As we get more renewables online, it actually makes more sense to have people charge their cars during the day than during the overnight hours. Demand management that is coordinated by the ISO will be key to integrating more renewables. Of course, grid scale batteries help too, but the increasing EV population is a good sink for daytime solar and it will reduce fossil generation during overnight hours. We just need more plugs for all the EVs where they normally park during the day.
Yes, exactly, and this is something I've been shouting about for years on here, and you put my mouth where your action is by actually building out such projects (mostly at work parking lots). Followup is even more buildout of plugs and rate plans, as you say, via the free market (in this case, a government run ISO market), so that the cheaper daytime energy can be used up that way. It is absolutely insane today that we have this huge surplus of energy during the middle of the day that is actually charged at a higher rate than the times that PG&E has a huge deficit of energy available.
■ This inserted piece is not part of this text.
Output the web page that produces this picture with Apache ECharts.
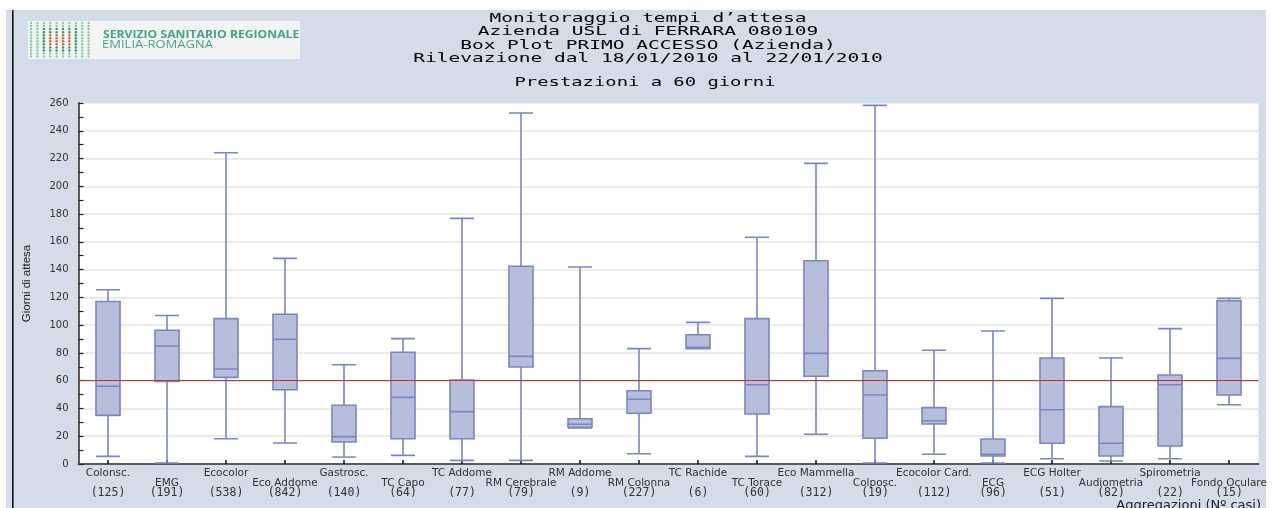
<!DOCTYPE html>
<html>
<head>
<meta charset="utf-8">
<title>Monitoraggio tempi d'attesa - Box Plot</title>
<script src="https://cdn.jsdelivr.net/npm/echarts@6/dist/echarts.min.js"></script>
<style>
  html, body { margin: 0; padding: 0; background: #ffffff; }
  #chart { width: 1273px; height: 508px; }
</style>
</head>
<body>
<div id="chart"></div>
<script>
// Prestazioni monitorate (primo accesso) e numero di casi per aggregazione
const categories = [
  'Colonsc.', 'EMG', 'Ecocolor', 'Eco Addome', 'Gastrosc.', 'TC Capo', 'TC Addome',
  'RM Cerebrale', 'RM Addome', 'RM Colonna', 'TC Rachide', 'TC Torace', 'Eco Mammella',
  'Colposc.', 'Ecocolor Card.', 'ECG', 'ECG Holter', 'Audiometria', 'Spirometria', 'Fondo Oculare'
];
const counts = [125, 191, 538, 842, 140, 64, 77, 79, 9, 227, 6, 60, 312, 19, 112, 96, 51, 82, 22, 15];

// Giorni di attesa: baffo inferiore, primo quartile, mediana, terzo quartile, baffo superiore
const whiskerLow  = [5.5, 0.7, 18.2, 15.1, 5.0, 6.2, 2.6, 2.6, 26, 7.4, 83, 5.5, 21.4, 0.7, 7, 0.7, 3.8, 2.2, 3.8, 42.7];
const quartile1   = [35, 59.5, 62.4, 53.5, 15.8, 18.2, 18.2, 69.9, 26.5, 36.5, 83, 36, 63.2, 18.5, 28.8, 5.8, 14.9, 5.8, 13, 49.7];
const medians     = [56, 85, 68.4, 89.8, 19.7, 48, 37.7, 77.5, 28.6, 46.6, 84, 57.1, 79.7, 49.7, 31.2, 7, 39.1, 14.9, 57.1, 76.1];
const quartile3   = [117, 96.3, 104.7, 107.8, 42.3, 80.5, 60.5, 142.4, 32.6, 52.8, 93.1, 104.7, 146.4, 67.2, 40.6, 18, 76.3, 41.3, 64.1, 117.6];
const whiskerHigh = [125.5, 107, 224.2, 148.1, 71.5, 90.3, 176.9, 252.8, 141.9, 83.1, 102, 163.3, 216.5, 258.3, 81.9, 95.8, 119.3, 76.3, 97.5, 119.3];

// Soglia di riferimento (60 giorni)
const threshold = 60;

const titleLines = [
  'Monitoraggio tempi d\u2019attesa',
  'Azienda USL di FERRARA 080109',
  'Box Plot PRIMO ACCESSO (Azienda)',
  'Rilevazione dal 18/01/2010 al 22/01/2010'
];
const subTitle = 'Prestazioni a 60 giorni';

const boxData = categories.map((_, i) => [
  whiskerLow[i], quartile1[i], medians[i], quartile3[i], whiskerHigh[i]
]);

// Logo: griglia di punti della Regione
const logoDots = [];
const cols = 10, rows = 12;
for (let r = 0; r < rows; r++) {
  for (let c = 0; c < cols; c++) {
    const dx = Math.abs(c - 4.5), dy = Math.abs(r - 5.5);
    let color = '#8ccfa8';
    if (dx < 3 && dy < 4.5) color = '#2f9e6c';
    if (dx < 2 && dy < 2.5) color = '#ec5f36';
    logoDots.push({
      type: 'circle',
      shape: { cx: 31 + c * 6.4, cy: 23 + r * 3.05, r: 1.25 },
      style: { fill: color },
      silent: true
    });
  }
}

const mono = '"DejaVu Sans Mono", "Liberation Mono", monospace';
const titleGraphics = titleLines.map((t, i) => ({
  type: 'text',
  x: 648, y: 18.5 + i * 13.4,
  scaleX: 1.5,
  style: { text: t, font: '13px ' + mono, fill: '#000', textAlign: 'center', textVerticalAlign: 'middle' },
  silent: true
}));
titleGraphics.push({
  type: 'text',
  x: 645, y: 83,
  scaleX: 1.45,
  style: { text: subTitle, font: '13px ' + mono, fill: '#000', textAlign: 'center', textVerticalAlign: 'middle' },
  silent: true
});

const chart = echarts.init(document.getElementById('chart'), null, { renderer: 'canvas' });

chart.setOption({
  backgroundColor: '#ffffff',
  animation: false,
  graphic: [
    { type: 'rect', z: -20, shape: { x: 6, y: 10, width: 1260, height: 498 }, style: { fill: '#d3dce8' }, silent: true },
    { type: 'rect', z: -19, shape: { x: 12, y: 10, width: 1.6, height: 498 }, style: { fill: '#111' }, silent: true },
    { type: 'rect', z: -19, shape: { x: 28, y: 21, width: 272, height: 38 }, style: { fill: '#f3f5f5' }, silent: true },
    ...logoDots,
    { type: 'text', x: 103, y: 35, scaleX: 1.16, silent: true,
      style: { text: 'SERVIZIO SANITARIO REGIONALE', font: 'bold 10.5px "Open Sans", "DejaVu Sans", sans-serif', fill: '#3ea77c', textVerticalAlign: 'middle' } },
    { type: 'text', x: 102, y: 45.5, scaleX: 1.24, silent: true,
      style: { text: 'EMILIA-ROMAGNA', font: '10.5px "Open Sans", "DejaVu Sans", sans-serif', fill: '#3ea77c', textVerticalAlign: 'middle' } },
    ...titleGraphics,
    { type: 'text', x: 1261, y: 499, silent: true,
      style: { text: 'Aggregazioni (N\u00BA casi)', font: '13px "DejaVu Sans", sans-serif', fill: '#222', textAlign: 'right', textVerticalAlign: 'top' } }
  ],
  grid: {
    left: 78.5, right: 14.5, top: 103, bottom: 44,
    show: true, backgroundColor: '#ffffff', borderWidth: 0
  },
  xAxis: {
    type: 'category',
    data: categories,
    boundaryGap: true,
    axisLine: { lineStyle: { color: '#5a5a5a', width: 2 } },
    axisTick: { show: true, inside: true, alignWithLabel: true, length: 4, lineStyle: { color: '#111', width: 1.5 } },
    splitLine: { show: false },
    axisLabel: {
      interval: 0,
      margin: 4,
      lineHeight: 10,
      color: '#333',
      fontFamily: '"DejaVu Sans", sans-serif',
      fontSize: 10,
      formatter: (value, idx) => {
        const name = '{n|' + value + '}';
        const cnt = '{c|(' + counts[idx] + ')}';
        return idx % 2 === 0 ? name + '\n{e| }\n' + cnt : '{e| }\n' + name + '\n' + cnt;
      },
      rich: {
        n: { fontFamily: '"DejaVu Sans", sans-serif', fontSize: 10.5, color: '#333', lineHeight: 10 },
        c: { fontFamily: mono, fontSize: 11.5, color: '#333', lineHeight: 10 },
        e: { fontSize: 10, lineHeight: 10 }
      }
    }
  },
  yAxis: {
    type: 'value',
    min: 0, max: 260, interval: 20,
    name: 'Giorni di attesa',
    nameLocation: 'middle',
    nameGap: 46,
    nameRotate: 90,
    nameTextStyle: { fontFamily: '"Liberation Sans", Arial, sans-serif', fontSize: 11.5, color: '#222' },
    axisLine: { show: true, lineStyle: { color: '#5a5a5a', width: 2 } },
    axisTick: { show: true, inside: true, length: 5, lineStyle: { color: '#222', width: 1.2 } },
    minorTick: { show: true, splitNumber: 2, length: 5, lineStyle: { color: '#222', width: 1.2 } },
    splitLine: { show: true, lineStyle: { color: '#e4e4e4', width: 1.5 } },
    axisLabel: { margin: 10, color: '#333', fontFamily: '"DejaVu Sans", sans-serif', fontSize: 10 }
  },
  series: [{
    type: 'boxplot',
    data: boxData,
    boxWidth: [24, 24],
    itemStyle: { color: '#b7bedc', borderColor: '#7986c3', borderWidth: 1.6 },
    markLine: {
      silent: true,
      symbol: 'none',
      label: { show: false },
      lineStyle: { color: '#e02424', width: 1.2, type: 'solid' },
      data: [{ yAxis: threshold }]
    }
  }]
});
</script>
</body>
</html>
Given the surplus solar/renewable energy and poor ROI, does this really make sense...
Why California's new solar mandate could cost new homeowners up to an extra $10,000
Key Points
- California became the first state in the nation to make solar mandatory for new houses.
- Beginning in 2020, newly constructed homes must have solar panels, which could be costly for homeowners.
- The state estimates that the cost will be offset by savings on utility bills.
- Yet the added costs could hit “the affordable side of the market,” an expert told CNBC.
If the mandate was upgraded to also require an equal or greater amount of battery, whether fixed or via daytime car charging, then it would make sense. The daytime car charging could be a certified reserved plug for that homeowner with their own owned EV during sunlight hours, and if they're not retired, that would require a form filled in by their boss with their hours they work, and if they don't work 7 days a week, then would also require home charging that charges from sun. That would require software upgrades and CPUC rate plan upgrades, as already discussed by
@miimura a few posts above, but that's all software and paperwork, not hardware, at that point.
Since many homes are made by developers and sold later, the devs could either put in fixed batteries, or sell the homes with a requirement that the buyer either also pay for fixed batteries or get the certs for their EVs. Obviously, this would push more daytime charging EV sales greatly.
Why this hasn't already happened is why I point at the one-party Democrat system as totally corrupt on the environment.